Dans le cas de Sylviane Agacinski, qui a vécu une histoire d'amour de douze ans avec Derrida, cela concerne le respect de sa vie privée. Je peux comprendre qu'elle ait voulu rester discrète, d'autant plus qu'elle est devenue ensuite l'épouse de Lionel Jospin. Mais cette histoire me semble pourtant importante dans la mesure où on peut la relier à toutes sortes de thèmes de Jacques Derrida. Je ne pouvais pas non plus la passer sous silence.

Derrida s'est peu confié, semblait se méfier de la biographie. N'avez-vous pas l'impression d'avoir écrit ce livre contre lui ?

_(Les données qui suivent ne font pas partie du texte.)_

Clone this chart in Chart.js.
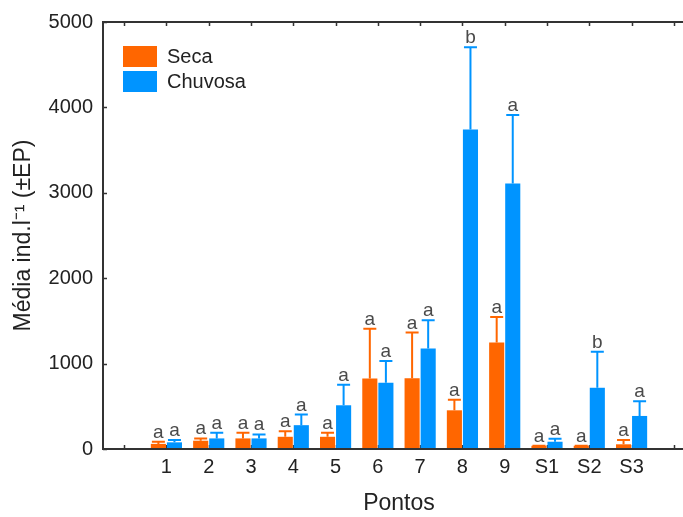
<!DOCTYPE html>
<html>
<head>
<meta charset="utf-8">
<script src="https://cdn.jsdelivr.net/npm/chart.js@4.4.1/dist/chart.umd.min.js"></script>
<style>
  html, body { margin: 0; padding: 0; background: #fff; overflow: hidden; }
  #wrap { width: 700px; height: 517px; }
</style>
</head>
<body>
<div id="wrap"><canvas id="pontos-chart"></canvas></div>
<script>
// sampling points (empty slots at both ends, as in the original plot)
const pontos = ['', '1', '2', '3', '4', '5', '6', '7', '8', '9', 'S1', 'S2', 'S3', ''];

// mean ind.l-1 per point
const secaMedia    = [null, 60, 97, 124, 143, 143, 826, 829, 453, 1248, 38, 38, 55, null];
const chuvosaMedia = [null, 78, 124, 124, 279, 512, 775, 1178, 3740, 3108, 85, 717, 387, null];

// standard error (upper bar only)
const secaEP    = [null, 25, 27, 66, 66, 47, 581, 535, 125, 299, 0, 0, 50, null];
const chuvosaEP = [null, 27, 66, 47, 124, 240, 256, 330, 965, 802, 35, 423, 171, null];

// significance letters
const secaLetras    = ['', 'a', 'a', 'a', 'a', 'a', 'a', 'a', 'a', 'a', 'a', 'a', 'a', ''];
const chuvosaLetras = ['', 'a', 'a', 'a', 'a', 'a', 'a', 'a', 'b', 'a', 'a', 'b', 'a', ''];

const yTicks = [0, 1000, 2000, 3000, 4000, 5000];

const ORANGE = '#ff6600';
const BLUE = '#0094ff';
const AXIS = '#333333';
const FONT = "'Liberation Sans', Arial, sans-serif";

const errors = [secaEP, chuvosaEP];
const letters = [secaLetras, chuvosaLetras];

// error bars + letters above each bar
const errorBarPlugin = {
  id: 'errorBars',
  afterDatasetsDraw(chart) {
    const ctx = chart.ctx;
    const yScale = chart.scales.y;
    ctx.save();
    chart.data.datasets.forEach(function (ds, i) {
      const meta = chart.getDatasetMeta(i);
      meta.data.forEach(function (bar, j) {
        const v = ds.data[j];
        if (v === null || v === undefined) return;
        const yTop = yScale.getPixelForValue(v + errors[i][j]);
        ctx.strokeStyle = ds.backgroundColor;
        ctx.lineWidth = 2;
        ctx.beginPath();
        ctx.moveTo(bar.x, bar.y);
        ctx.lineTo(bar.x, yTop);
        ctx.moveTo(bar.x - 6.5, yTop);
        ctx.lineTo(bar.x + 6.5, yTop);
        ctx.stroke();

        ctx.fillStyle = '#4a4a4a';
        ctx.font = '19px ' + FONT;
        ctx.textAlign = 'center';
        ctx.textBaseline = 'alphabetic';
        ctx.fillText(letters[i][j], bar.x, yTop - 4);
      });
    });
    ctx.restore();
  }
};

// box frame with inward tick marks
const framePlugin = {
  id: 'frame',
  beforeDatasetsDraw(chart) {
    const ctx = chart.ctx;
    const a = chart.chartArea;
    const x = chart.scales.x;
    const y = chart.scales.y;
    ctx.save();
    ctx.strokeStyle = AXIS;
    ctx.lineWidth = 1.5;
    ctx.beginPath();
    for (let i = 0; i < pontos.length; i++) {
      const px = Math.round(x.getPixelForTick(i)) + 0.5;
      ctx.moveTo(px, a.top);
      ctx.lineTo(px, a.top + 4);
      ctx.moveTo(px, a.bottom);
      ctx.lineTo(px, a.bottom - 4);
    }
    yTicks.forEach(function (t) {
      const py = Math.round(y.getPixelForValue(t)) + 0.5;
      ctx.moveTo(a.left, py);
      ctx.lineTo(a.left + 4, py);
    });
    ctx.stroke();
    ctx.restore();
  },
  afterDatasetsDraw(chart) {
    const ctx = chart.ctx;
    const a = chart.chartArea;
    ctx.save();
    ctx.strokeStyle = AXIS;
    ctx.lineWidth = 2;
    ctx.beginPath();
    ctx.moveTo(a.right, a.top);
    ctx.lineTo(a.left, a.top);
    ctx.lineTo(a.left, a.bottom);
    ctx.lineTo(a.right, a.bottom);
    ctx.stroke();
    ctx.restore();
  }
};

// legend drawn inside the plot, top left
const boxLegendPlugin = {
  id: 'boxLegend',
  afterDraw(chart) {
    const ctx = chart.ctx;
    const a = chart.chartArea;
    ctx.save();
    chart.data.datasets.forEach(function (ds, i) {
      const top = a.top + 24 + i * 25;
      ctx.fillStyle = ds.backgroundColor;
      ctx.fillRect(a.left + 20, top, 34, 21);
      ctx.fillStyle = '#222';
      ctx.font = '20px ' + FONT;
      ctx.textAlign = 'left';
      ctx.textBaseline = 'middle';
      ctx.fillText(ds.label, a.left + 64, top + 11);
    });
    ctx.restore();
  }
};

const ctx = document.getElementById('pontos-chart');
new Chart(ctx, {
  type: 'bar',
  data: {
    labels: pontos,
    datasets: [
      { label: 'Seca', data: secaMedia, backgroundColor: ORANGE },
      { label: 'Chuvosa', data: chuvosaMedia, backgroundColor: BLUE }
    ]
  },
  options: {
    responsive: true,
    maintainAspectRatio: false,
    animation: false,
    categoryPercentage: 0.76,
    barPercentage: 0.94,
    layout: { padding: { top: 19, right: 5, left: 0, bottom: 0 } },
    plugins: {
      legend: { display: false },
      tooltip: { enabled: false }
    },
    scales: {
      x: {
        grid: { display: false, drawTicks: false },
        border: { display: false },
        ticks: {
          color: '#222',
          font: { family: FONT, size: 20 },
          padding: 6,
          maxRotation: 0,
          autoSkip: false
        },
        title: {
          display: true,
          text: 'Pontos',
          color: '#222',
          font: { family: FONT, size: 23 },
          padding: 0
        },
        afterFit(scale) { scale.height = 68; }
      },
      y: {
        min: 0,
        max: 5000,
        grid: { display: false, drawTicks: false },
        border: { display: false },
        afterBuildTicks(scale) {
          scale.ticks = yTicks.map(v => ({ value: v }));
        },
        ticks: {
          color: '#222',
          font: { family: FONT, size: 20 },
          padding: 10,
          callback: v => String(v)
        },
        title: {
          display: true,
          text: 'Média ind.l⁻¹ (±EP)',
          color: '#222',
          font: { family: FONT, size: 23 },
          padding: { top: 10, bottom: 0 }
        },
        afterFit(scale) { scale.width = 103; }
      }
    }
  },
  plugins: [framePlugin, errorBarPlugin, boxLegendPlugin]
});
</script>
</body>
</html>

Pas du tout. Derrida est sûrement l'un des philosophes qui a donné le plus de place au matériau biographique et autobiographique. Mais il l'a fait à sa façon. Il construit sa propre légende autour de quelques anecdotes fondatrices. Il insiste fortement, par exemple, sur le moment où, à 12 ans, sous l'Occupation, il est exclu de l'école comme enfant juif. C'est une scène primitive sur laquelle il revient souvent comme s'il s'agissait de l'une des clés de sa philosophie : l'identité changeante, la place de l'autre, etc. Le travail du biographe est de trouver d'autres éléments, d'éclairer d'autres moments de son enfance et de sa jeunesse dont il n'a pas parlé. Si, presque autant que Saint-Augustin, Kierkegaard, Rousseau ou Nietzsche, il a accordé beaucoup de place à l'autobiographie, c‘est toujours une autobiographie imaginaire, des scènes qui lui semblent éclairantes. On connaît son amitié avec Philippe Sollers mais on ne connaît par celle, courte mais intense, avec Henry Bauchau. De même, ce n'est qu'à la fin de sa vie qu'il parlera de Camus qui a pourtant beaucoup compté pour lui. Il s'agit, pour le biographe, de rééquilibrer le parcours, d'essayer de reconstituer toutes les dimensions d'une vie. Chacun de nous met certaines choses en avant et en élude d'autres.


 

1 Nous est un autre‚ enquête sur les duos d'écrivains‚ avec Michel Lafon‚ Flammarion‚ 2006.